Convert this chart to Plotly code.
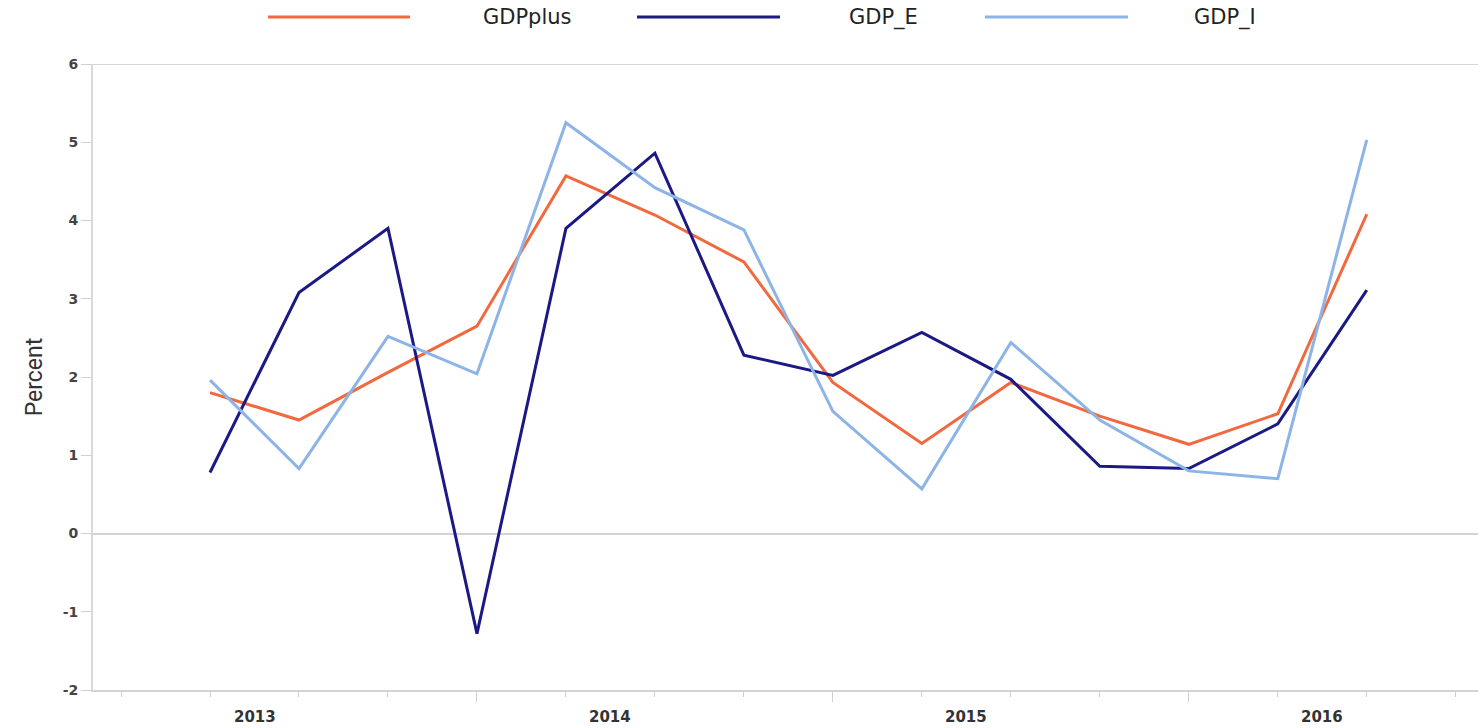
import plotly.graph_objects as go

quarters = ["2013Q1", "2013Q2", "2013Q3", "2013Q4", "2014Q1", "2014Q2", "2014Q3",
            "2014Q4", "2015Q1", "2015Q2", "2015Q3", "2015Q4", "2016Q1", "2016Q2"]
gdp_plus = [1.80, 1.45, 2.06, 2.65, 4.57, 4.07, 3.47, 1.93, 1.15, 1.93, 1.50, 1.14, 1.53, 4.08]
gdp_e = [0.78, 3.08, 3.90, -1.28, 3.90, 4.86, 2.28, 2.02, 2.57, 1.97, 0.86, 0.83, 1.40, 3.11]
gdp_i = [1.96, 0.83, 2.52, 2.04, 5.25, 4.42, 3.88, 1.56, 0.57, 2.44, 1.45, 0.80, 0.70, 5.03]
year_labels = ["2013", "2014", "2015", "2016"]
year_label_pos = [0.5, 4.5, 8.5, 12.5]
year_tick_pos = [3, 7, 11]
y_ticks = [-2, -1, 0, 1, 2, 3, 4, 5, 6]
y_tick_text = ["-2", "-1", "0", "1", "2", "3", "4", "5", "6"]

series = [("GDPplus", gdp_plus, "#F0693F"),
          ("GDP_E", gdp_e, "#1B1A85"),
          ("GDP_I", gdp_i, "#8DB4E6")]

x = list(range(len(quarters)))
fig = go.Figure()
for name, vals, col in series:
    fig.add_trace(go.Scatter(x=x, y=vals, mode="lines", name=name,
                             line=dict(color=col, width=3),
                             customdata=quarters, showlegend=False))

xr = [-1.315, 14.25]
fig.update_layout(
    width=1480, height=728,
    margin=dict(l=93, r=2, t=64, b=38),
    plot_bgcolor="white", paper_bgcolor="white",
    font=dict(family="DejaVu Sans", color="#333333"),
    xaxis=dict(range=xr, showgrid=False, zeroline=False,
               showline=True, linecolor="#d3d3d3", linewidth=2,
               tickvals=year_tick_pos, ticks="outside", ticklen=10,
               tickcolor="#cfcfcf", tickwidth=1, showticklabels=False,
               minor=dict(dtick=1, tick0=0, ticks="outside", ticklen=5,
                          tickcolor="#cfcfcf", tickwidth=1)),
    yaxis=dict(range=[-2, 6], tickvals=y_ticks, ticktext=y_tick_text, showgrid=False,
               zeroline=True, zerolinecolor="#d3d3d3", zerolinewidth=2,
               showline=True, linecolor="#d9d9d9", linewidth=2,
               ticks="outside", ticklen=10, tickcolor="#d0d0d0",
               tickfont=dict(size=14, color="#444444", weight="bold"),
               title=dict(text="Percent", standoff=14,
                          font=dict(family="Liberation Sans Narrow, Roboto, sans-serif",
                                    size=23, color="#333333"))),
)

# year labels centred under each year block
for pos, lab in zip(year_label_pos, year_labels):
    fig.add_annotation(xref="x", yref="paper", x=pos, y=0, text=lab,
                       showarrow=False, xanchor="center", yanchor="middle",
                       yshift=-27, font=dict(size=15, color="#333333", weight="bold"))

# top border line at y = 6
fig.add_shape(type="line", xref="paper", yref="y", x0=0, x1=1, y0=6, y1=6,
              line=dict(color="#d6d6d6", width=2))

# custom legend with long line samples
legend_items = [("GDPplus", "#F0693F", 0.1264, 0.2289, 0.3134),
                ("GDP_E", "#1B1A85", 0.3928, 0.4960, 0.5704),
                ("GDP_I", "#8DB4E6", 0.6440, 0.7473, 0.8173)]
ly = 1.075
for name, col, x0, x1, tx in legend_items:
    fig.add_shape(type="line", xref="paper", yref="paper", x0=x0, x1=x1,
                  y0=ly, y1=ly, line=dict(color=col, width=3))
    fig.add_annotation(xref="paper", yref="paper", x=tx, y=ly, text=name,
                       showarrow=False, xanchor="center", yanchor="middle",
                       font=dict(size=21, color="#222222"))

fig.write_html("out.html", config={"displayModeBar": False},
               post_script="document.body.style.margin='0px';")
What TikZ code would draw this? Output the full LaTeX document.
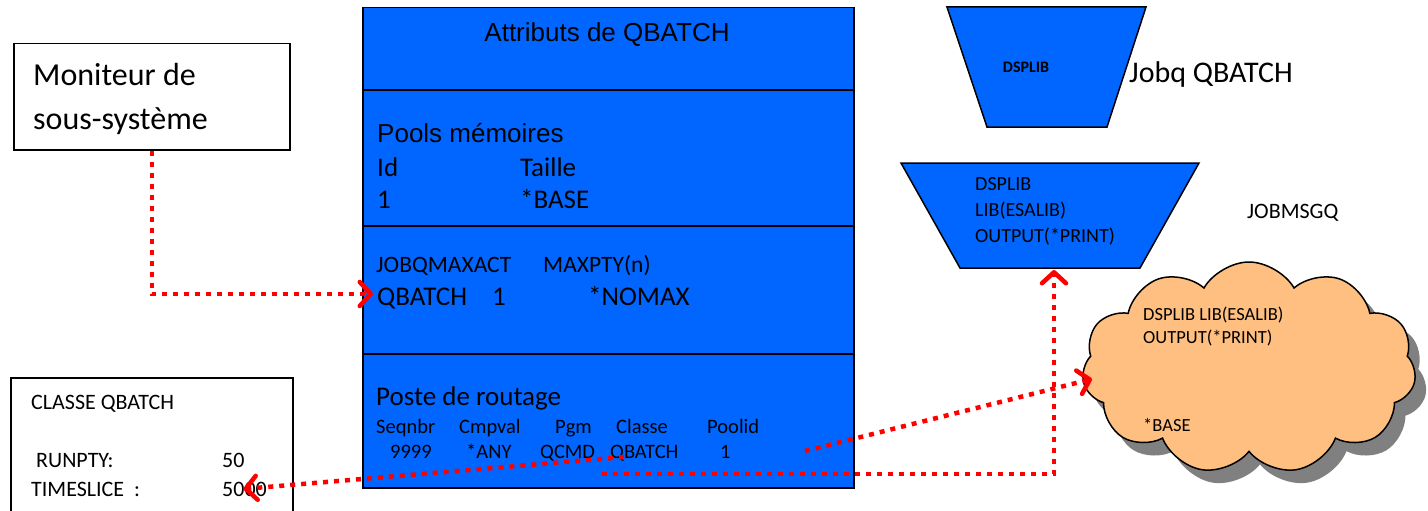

- - - -

### Goal of the exercise
From the opening line of the listing above through the line bearing "import plotly.graph_objects as go", repeat each line exactly. Drop every picture.

### Correct output
Convert this chart to Plotly code.
import plotly.graph_objects as go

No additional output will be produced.